One was the opening of the Suez Canal in 1869. The journey from Britain to India around the Cape had been reduced from six months to three or four with the advent of the steamship in the mid-nineteenth century and was further trimmed down to as many weeks by cutting through the canal. Wives and children could join the men, friends come for the cool season, and visits be made back to Britain. Home became harder to forgo and impossible to forget.

European womenfolk, though, needed to be secluded, or at least protected. That included wives, sisters, and aunts, as well as the young, unmarried ladies who traveled out to India to spend the festive winter season with married relatives. Their annual influx was dubbed the Fishing Fleet. With a (European) male-to-female ratio of roughly four to one, India became fertile husband-hunting ground among colonial administrators, army officers, businessmen, and even planters. Fit from plenty of sport, dashing when in uniform, and craving attention from the opposite sex, the men feted the eligible ladies with balls and afternoon teas, shooting parties (a tiger hunt with a bejeweled maharaja for the truly connected), races at the Gymkhana, and picnics in tea gardens or under Himalayan deodars.

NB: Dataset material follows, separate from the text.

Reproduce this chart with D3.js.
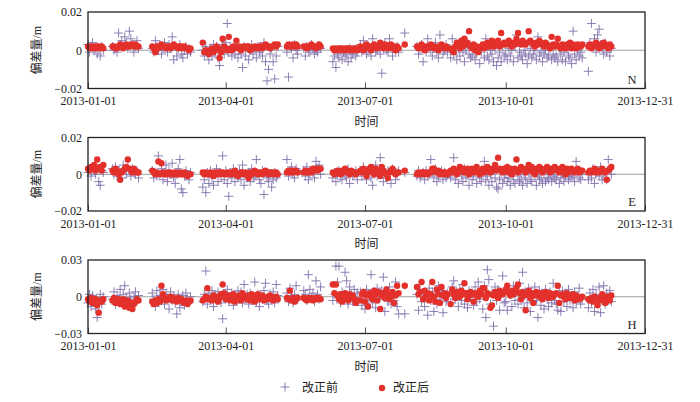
<!DOCTYPE html>
<html>
<head>
<meta charset="utf-8">
<script src="https://cdn.jsdelivr.net/npm/d3@7"></script>
<style>
  body { margin: 0; background: #fff; }
  text { font-family: "Liberation Serif", "Times New Roman", "Noto Sans CJK SC", serif; fill: #222; }
</style>
</head>
<body>
<div class="canvas"></div>
<script>
// observation days (day of year, 0 = 2013-01-01) where each segment starts
const segStarts = [0, 16, 42, 75, 130, 141, 160, 178, 207, 215, 237, 327];

// values in mm, one per day inside each segment
const nBefore = [
  [3,-1,2,4,0,1,-2,1,-3,2,0],
  [2,0,1,-1,9,3,5,2,7,4,1,10,6,3,-1,2,5,1],
  [1,-1,5,2,0,3,-2,1,4,2,-1,3,1,7,-5,2,-3,1,3,-2,-4,0,2,-2,1,-1],
  [0,-3,2,-2,-5,1,-3,3,-1,2,-4,-8,1,3,-2,4,14,-1,2,-3,1,-2,3,-4,0,-2,-9,2,-3,1,-5,0,3,-2,1,-4,2,-1,0,-3,4,-6,-16,-10,-2,1,-6,-15,-3,2],
  [-1,-14,2,1,-4,3,0,-2],
  [1,-3,2,0,-1,3,1,-2,0,-1,2,1],
  [-6,-3,-9,-2,-4,0,-5,-1,-3,-2,-6,1,-4,-2,0,-3,-1],
  [3,-1,5,2,-2,0,1,-3,6,2,-1,0,3,-2,-12,1,4,0,-1,6,2,-3,1,0,2,-1],
  [9],
  [2,-2,0,3,-6,1,-1,6,2,0,-3,1,4,-1,-4,8,2,-2,0,3,-1],
  [-4,6,-2,0,-5,1,-3,2,-1,-6,0,3,-2,-4,
   -3,1,-5,-2,0,-7,-1,2,-4,6,-3,-5,0,-2,-6,1,-8,-4,-1,-6,2,-3,
   -2,-5,1,-3,0,-6,2,8,-4,-1,-3,-5,0,-2,-7,-3,1,-4,-2,0,-5,7,-3,-1,-6,-2,0,-4,-3,1,-5,-2,-4,
   -3,-6,1,-2,-5,-1,-6,0,-3,-4,-7,10,-2,-5,0,-3,-1,-4],
  [-11,4,14,2,6,-1,8,11,3,1,-2,4,-1,2,-3,1]
];
const nAfter = [
  [2,1,2,1,2,1,2,2,1,2,1],
  [2,2,1,1,2,3,2,1,2,3,2,2,3,3,2,3,2,2],
  [2,1,-1,2,1,2,3,2,2,1,2,2,1,2,3,2,2,1,2,2,1,2,1,1,0,1],
  [4,-1,0,-1,-2,0,1,-1,0,2,1,-4,-1,6,2,1,0,7,1,0,2,1,5,1,2,0,1,2,1,2,2,0,1,1,2,1,1,2,2,1,2,3,2,2,1,2,2,3,2,3],
  [2,3,2,2,3,2,3,2],
  [2,2,1,2,2,3,2,2,1,2,3,2],
  [1,0,1,0,1,1,0,1,0,1,1,0,1,0,1,1,0],
  [2,1,0,2,3,1,2,0,1,3,2,1,2,4,2,1,3,2,1,2,3,1,2,0,2,1],
  [3],
  [2,1,2,3,1,0,2,1,2,3,2,1,2,1,0,2,3,2,1,2,1],
  [1,0,-1,2,4,3,1,5,2,6,3,4,10,2,
   1,3,0,2,-1,1,2,3,1,2,4,2,3,5,2,4,3,5,2,9,3,4,
   3,4,5,3,2,4,3,6,9,4,3,5,4,3,4,10,5,4,3,2,4,3,5,4,3,2,4,3,2,1,7,3,2,
   3,6,2,1,3,2,1,3,2,4,1,3,2,1,3,2,2,3],
  [2,3,1,2,3,4,2,1,3,2,4,3,2,1,3,2]
];
const eBefore = [
  [1,3,-1,4,2,0,3,-4,-6,2,1],
  [3,0,4,-1,2,1,-2,5,3,0,4,2,-1,3,1,0,2,-2],
  [2,-2,1,-1,10,0,3,-3,1,5,-4,2,0,6,-2,-5,1,3,8,-8,-10,-1,2,0,-3,1],
  [-7,-3,-10,1,-5,2,-2,-6,0,3,-4,1,-1,10,-3,2,-5,-12,0,-2,3,-4,1,-1,2,-3,5,-6,0,-2,1,-4,3,-2,-1,8,0,-3,-5,2,-11,1,-2,-4,0,-7,-3,1,-2,0],
  [8,-1,2,4,0,-2,3,1],
  [2,-1,4,-3,0,2,1,-2,7,3,5,0],
  [-2,1,-4,0,2,-1,-3,1,0,-2,3,-5,1,-1,0,2,-3],
  [2,-1,4,0,-3,1,3,-2,-6,2,5,-1,0,9,3,-4,1,-2,2,0,-5,3,1,-3,0,2],
  [1],
  [-1,2,-2,0,1,-3,2,-1,0,8,1,-2,3,-4,-1,0,2,-3,1,-2,0],
  [-2,1,9,-3,0,-5,2,-1,-4,3,-2,0,-6,1,
   -3,-1,2,-5,0,-2,-4,1,7,-3,-1,-6,0,-4,2,-2,-7,-8,-3,1,-5,-2,
   0,-4,-2,-6,1,-3,-5,2,-1,-4,-3,-6,0,-2,-5,1,-3,-4,2,-1,-6,0,-3,-2,-5,1,-4,-2,-3,0,-4,-1,-2,
   -3,1,-5,-2,0,-4,-1,2,-3,-2,0,-1,-4,7,1,-2,-3,0],
  [-3,1,-2,3,-5,0,2,-1,4,-3,1,-2,-3,8,3,0]
];
const eAfter = [
  [3,2,4,3,5,2,8,3,4,2,5],
  [2,1,3,2,0,-3,1,2,3,4,8,3,2,1,3,2,1,1],
  [2,1,0,1,7,0,6,1,0,0,1,0,1,0,0,1,0,0,1,0,0,1,0,-1,0,0],
  [1,0,1,0,0,1,0,-1,1,0,1,0,1,1,0,0,1,0,1,0,1,2,0,-1,0,1,1,0,1,0,-2,1,0,1,2,1,0,1,1,0,1,2,1,0,1,1,0,1,1,0],
  [1,2,1,2,1,2,2,1],
  [1,2,1,1,2,1,3,2,3,2,3,3],
  [1,0,1,2,1,0,2,1,3,2,1,0,2,1,1,0,1],
  [2,1,3,2,-1,1,3,4,2,0,3,1,2,-1,4,2,1,0,-2,1,2,3,1,0,1,1],
  [2],
  [0,1,0,1,1,0,1,0,1,1,3,3,2,1,2,0,1,1,0,1,0],
  [2,1,3,2,0,1,4,2,3,1,2,3,0,2,
   3,1,2,4,1,0,2,3,1,2,4,3,1,2,3,5,2,9,3,2,1,3,
   2,4,1,3,0,2,3,8,1,2,4,3,2,1,3,5,2,4,1,0,3,2,4,3,1,2,3,4,2,1,3,2,4,
   3,2,1,3,4,2,0,3,1,2,3,2,1,2,3,1,2,2],
  [1,2,1,2,3,1,2,1,2,3,2,1,-3,2,3,4]
];
const hBefore = [
  [-5,2,-8,1,-3,-10,-17,-4,2,-6,0],
  [-2,4,-6,1,-3,6,-4,2,9,-1,-5,3,-2,-7,0,4,-3,1],
  [3,-2,-8,5,-4,1,-3,6,-6,2,-1,-10,4,-3,0,-5,-14,2,-9,-4,1,-7,3,-2,-5,0],
  [-4,2,21,-6,3,-2,5,-8,1,-3,4,-1,-5,-18,2,-2,6,-4,0,3,-7,1,-3,5,-2,4,-5,10,-1,2,-6,3,-3,0,12,-4,2,-8,1,-2,5,11,-3,-6,2,-1,4,-5,10,1],
  [3,-4,7,1,-5,2,9,-2],
  [5,2,-3,18,6,-1,3,-4,13,2,-2,8],
  [-3,2,25,12,25,-5,4,-2,20,13,-6,8,2,-4,6,-1,3],
  [4,-7,2,-10,6,-3,1,18,-5,3,-9,7,-2,0,5,16,-12,2,-4,8,-6,1,-3,12,-8,-14],
  [-14],
  [2,-11,6,-4,3,-8,1,-15,7,-3,4,-12,2,-6,9,-2,5,-13,0,-4,3],
  [-5,8,13,-2,4,-8,6,-3,10,-6,2,-9,5,-1,
   3,-7,8,-4,12,-2,5,-10,9,-17,22,14,-6,3,-24,8,-3,6,-11,2,17,-5,
   -4,-11,6,2,-8,9,-3,4,-6,11,-2,20,-9,3,-5,7,-12,1,-4,8,-3,-17,5,-7,2,-10,6,-2,-8,4,-5,11,-3,
   -6,-11,3,-12,5,-4,2,-8,6,-3,1,-9,4,-5,0,7,-6,-2],
  [-9,3,-5,6,-12,2,-4,8,-13,1,9,-6,3,-2,5,-4]
];
const hAfter = [
  [-2,-4,-1,-5,-3,-2,-7,-13,-3,-4,-2],
  [-3,-1,-5,-4,-2,-6,-3,-2,-8,-4,-3,-9,-5,-10,-6,-4,-2,-3],
  [-4,-6,-3,-5,-2,-4,9,2,-1,-3,-2,-1,0,-3,-1,-2,-4,-1,-3,-2,-4,-5,-3,-6,-4,-3],
  [-3,-2,0,7,-2,-1,-3,1,-2,0,-4,-1,2,10,3,-2,0,1,-3,-1,2,-4,0,-2,1,-3,3,-1,0,-2,1,-3,2,0,-4,-1,2,-2,0,1,-3,-1,-2,0,1,-2,-3,-1,0,-2],
  [-1,-2,5,-3,-1,-4,-2,-1],
  [-1,-2,-3,-1,-2,-1,-3,-2,-1,-2,-1,-2],
  [10,3,10,1,-2,2,-4,0,3,1,-3,2,-1,1,-2,-5,-3],
  [-3,2,4,-4,1,-8,3,0,-2,5,2,-3,4,-10,1,3,-1,6,2,-2,0,4,-5,1,9,3],
  [9],
  [8,2,4,12,-2,5,1,3,-3,2,12,0,-4,6,2,-5,8,1,3,-1,2],
  [-6,6,2,-1,4,3,0,5,2,11,3,-2,1,4,
   2,-4,3,1,0,5,2,7,7,-1,3,2,-9,-7,1,4,2,-1,5,3,2,4,
   6,9,3,1,5,2,4,7,10,3,-2,4,1,-11,2,5,-1,3,-5,1,4,2,0,3,-2,1,4,2,-1,3,1,0,2,
   3,9,-5,1,2,0,-2,3,1,-1,0,2,-3,1,0,-2,-1,0],
  [-2,-3,-1,-4,0,-2,-7,-1,-3,2,-2,-5,0,-1,-3,1]
];

const dateTicks = ['2013-01-01', '2013-04-01', '2013-07-01', '2013-10-01', '2013-12-31'];
const ticksNE = [-0.02, 0, 0.02];
const ticksH = [-0.03, 0, 0.03];
const panelNames = ['N', 'E', 'H'];

const parse = d3.timeParse('%Y-%m-%d');
const startDate = parse('2013-01-01');

const svg = d3.select('.canvas')
    .append('svg')
    .attr('width', 700)
    .attr('height', 402)

const x = d3.scaleTime()
    .domain([parse(dateTicks[0]), parse(dateTicks[dateTicks.length - 1])])
    .range([88, 645])

const panels = [
    { name: panelNames[0], top: 12, bottom: 88.5, ticks: ticksNE, before: nBefore, after: nAfter },
    { name: panelNames[1], top: 137.5, bottom: 211, ticks: ticksNE, before: eBefore, after: eAfter },
    { name: panelNames[2], top: 260, bottom: 333.5, ticks: ticksH, before: hBefore, after: hAfter }
];

const toPoints = (series) => series.flatMap((seg, i) =>
    seg.map((v, j) => ({ date: d3.timeDay.offset(startDate, segStarts[i] + j), value: v / 1000 })));

const fmt = d => d === 0 ? '0' : (d < 0 ? '\u2212' : '') + Math.abs(d).toFixed(2);

const crossPath = (cx, cy, s) => `M${cx - s},${cy}H${cx + s}M${cx},${cy - s}V${cy + s}`;

panels.forEach(p => {
    const lim = d3.max(p.ticks);
    const y = d3.scaleLinear().domain([-lim, lim]).range([p.bottom, p.top]);
    const g = svg.append('g');

    // zero line
    g.append('line')
        .attr('x1', x.range()[0]).attr('x2', x.range()[1])
        .attr('y1', y(0)).attr('y2', y(0))
        .attr('stroke', '#a0a0a0').attr('stroke-width', 1)

    // before correction: crosses
    g.append('g').selectAll('path')
        .data(toPoints(p.before))
        .enter().append('path')
            .attr('d', d => crossPath(x(d.date), y(d.value), 4.5))
            .attr('stroke', '#8070ab')
            .attr('stroke-width', 0.9)
            .attr('fill', 'none')

    // after correction: red dots
    g.append('g').selectAll('circle')
        .data(toPoints(p.after))
        .enter().append('circle')
            .attr('cx', d => x(d.date))
            .attr('cy', d => y(d.value))
            .attr('r', 3.2)
            .attr('fill', '#e3302b')

    // x axis, ticks inside the frame
    const xAxis = d3.axisBottom(x)
        .tickValues(dateTicks.map(parse))
        .tickSize(-6)
        .tickPadding(8)
        .tickFormat(d3.timeFormat('%Y-%m-%d'))
    const xg = g.append('g')
        .attr('transform', `translate(0, ${p.bottom})`)
        .call(xAxis)
    xg.select('.domain').remove();
    xg.selectAll('line').attr('stroke', '#555');
    xg.selectAll('text').attr('font-size', 12).attr('fill', '#222')
        .style('font-family', '"Liberation Serif", "Times New Roman", serif');

    // y axis
    const yAxis = d3.axisLeft(y)
        .tickValues(p.ticks)
        .tickSize(0)
        .tickPadding(6)
        .tickFormat(fmt)
    const yg = g.append('g')
        .attr('transform', `translate(${x.range()[0]}, 0)`)
        .call(yAxis)
    yg.select('.domain').remove();
    yg.selectAll('text').attr('font-size', 12).attr('fill', '#222')
        .style('font-family', '"Liberation Serif", "Times New Roman", serif');

    // frame
    g.append('rect')
        .attr('x', x.range()[0]).attr('y', p.top)
        .attr('width', x.range()[1] - x.range()[0])
        .attr('height', p.bottom - p.top)
        .attr('fill', 'none')
        .attr('stroke', '#222')
        .attr('stroke-width', 1.3)

    // component letter
    g.append('text')
        .attr('x', x.range()[1] - 13).attr('y', p.bottom - 5)
        .attr('text-anchor', 'middle')
        .attr('font-size', 12.5)
        .text(p.name)

    // y title
    g.append('text')
        .attr('transform', `translate(41, ${(p.top + p.bottom) / 2}) rotate(-90)`)
        .attr('text-anchor', 'middle')
        .attr('font-size', 12)
        .text('偏差量/m')

    // x title
    g.append('text')
        .attr('x', (x.range()[0] + x.range()[1]) / 2)
        .attr('y', p.bottom + 37)
        .attr('text-anchor', 'middle')
        .attr('font-size', 12)
        .text('时间')
})

// legend
const legend = svg.append('g')
legend.append('path')
    .attr('d', crossPath(285, 387, 4.5))
    .attr('stroke', '#8070ab').attr('stroke-width', 0.9)
legend.append('text')
    .attr('x', 302).attr('y', 391.5)
    .attr('font-size', 12)
    .text('改正前')
legend.append('circle')
    .attr('cx', 382).attr('cy', 388).attr('r', 3.2)
    .attr('fill', '#e3302b')
legend.append('text')
    .attr('x', 393).attr('y', 391.5)
    .attr('font-size', 12)
    .text('改正后')
</script>
</body>
</html>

They escorted them on morning rides and walks in the hills to see orchids and rhododendrons, played afternoon games of tennis on the clay courts, and danced at the Club to gramophone records in the evening, all chaperoned of course. Romances were, by necessity, quick, as the hot weather spelled an end to the social season. Young ladies who failed to snag a spouse by the heat’s arrival traveled back to Britain as “Returned Empties.”12

Those who did catch a husband became full memsahibs and often ended up in remote posts, not only far from the London (or Oxford or Edinburgh) society in which they had spent their lives, but also from the parties and exotic excursions where they had first been wooed in India. Along with not succumbing to cholera, typhoid, smallpox, dysentery, and malaria, avoiding prickly heat and snakes, and trying to adapt to life in a highly unfamiliar country, they frequently had to endure large chunks of time alone while their husbands traveled through the districts they administered or went off on military maneuvers. Fellow foreigners were generally few, or too far away, to visit. Contact with Indians remained largely restricted to their servants and often limited to a level of the local language known as kitchen Hindustani. Children brought a measure of comfort, though both boys and girls were nearly always sent home—a place they had never set foot—to boarding school, often as young as eight years old, to forge independence and proper British character.13

Another major event that hampered the intermingling of the British with the locals was the uprising of 1857, also known to the British as the Mutiny and to Indians as the First War of Independence. Tensions between the rulers and the ruled had been mounting for some time on the street and, more dangerously, among the Indian soldiers—sepoys—in the East India Company’s barracks. The tipping point came when their Enfield rifles began using a new cartridge rumored to be greased either in tallow (beef fat, which was offensive to Hindus) or pork fat (offensive to Muslims). The cartridges had to be bitten open before they could be used, an act that made a Hindu lose caste and defiled a Muslim.